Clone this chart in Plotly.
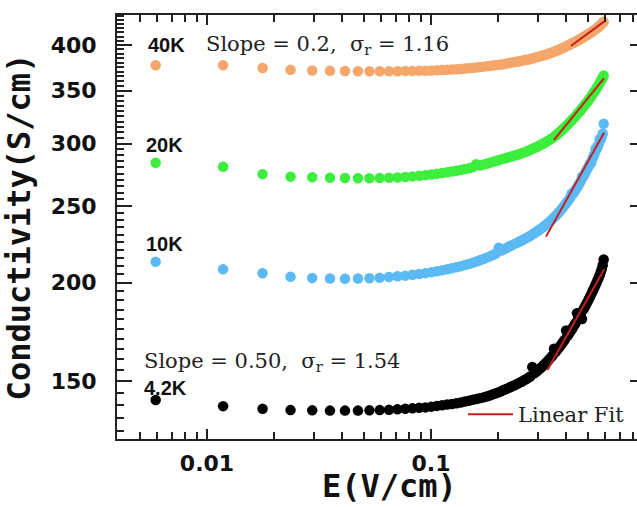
_ _ _
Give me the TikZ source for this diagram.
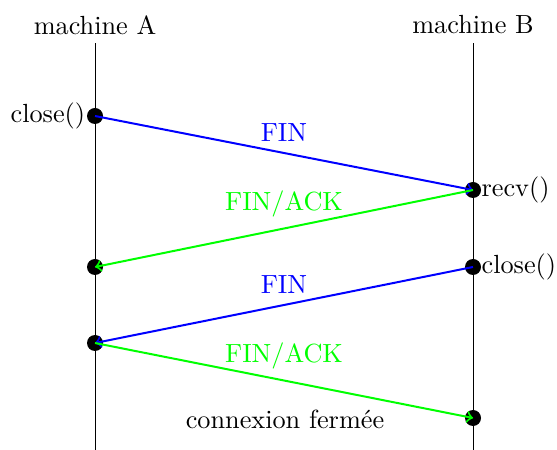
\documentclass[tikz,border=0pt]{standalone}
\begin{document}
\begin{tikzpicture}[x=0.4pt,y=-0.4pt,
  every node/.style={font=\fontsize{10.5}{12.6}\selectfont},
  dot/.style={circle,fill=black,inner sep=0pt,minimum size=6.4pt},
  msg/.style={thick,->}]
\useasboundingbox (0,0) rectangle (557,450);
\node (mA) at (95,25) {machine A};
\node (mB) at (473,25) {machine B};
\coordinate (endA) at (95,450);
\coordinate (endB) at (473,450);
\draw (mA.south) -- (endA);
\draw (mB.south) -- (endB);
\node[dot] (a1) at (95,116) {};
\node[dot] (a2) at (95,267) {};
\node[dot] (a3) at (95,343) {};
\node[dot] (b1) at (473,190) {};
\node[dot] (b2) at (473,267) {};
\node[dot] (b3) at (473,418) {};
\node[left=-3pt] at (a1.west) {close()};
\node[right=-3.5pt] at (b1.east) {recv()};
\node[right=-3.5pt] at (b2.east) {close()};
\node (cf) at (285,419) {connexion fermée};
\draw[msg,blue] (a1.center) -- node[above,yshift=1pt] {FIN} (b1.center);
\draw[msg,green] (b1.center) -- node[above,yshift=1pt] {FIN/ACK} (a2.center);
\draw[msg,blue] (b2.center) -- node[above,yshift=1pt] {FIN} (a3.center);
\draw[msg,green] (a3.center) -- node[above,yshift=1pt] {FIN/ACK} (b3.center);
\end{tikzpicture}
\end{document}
_ _ _
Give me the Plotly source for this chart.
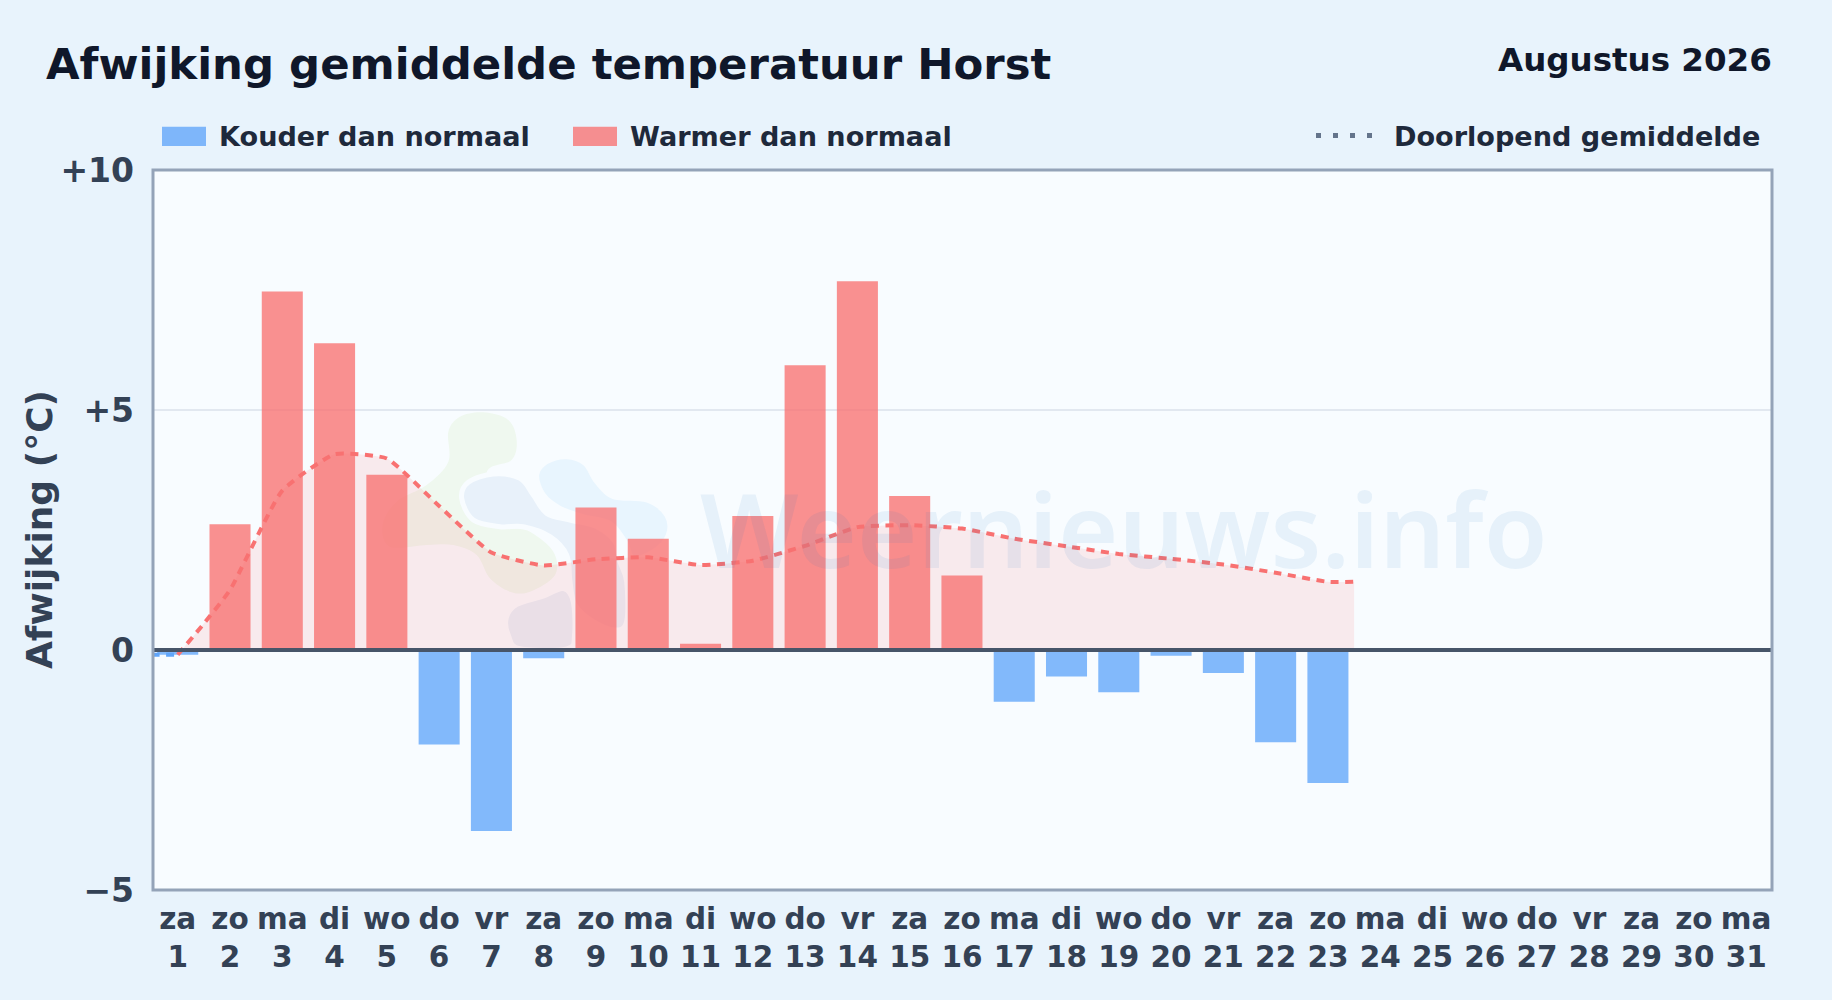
_ _ _
#### Job
Pick out the lines containing the string "chart" and show them.

#### Result
Clone this chart in Plotly.
Give me the Plotly source for this chart.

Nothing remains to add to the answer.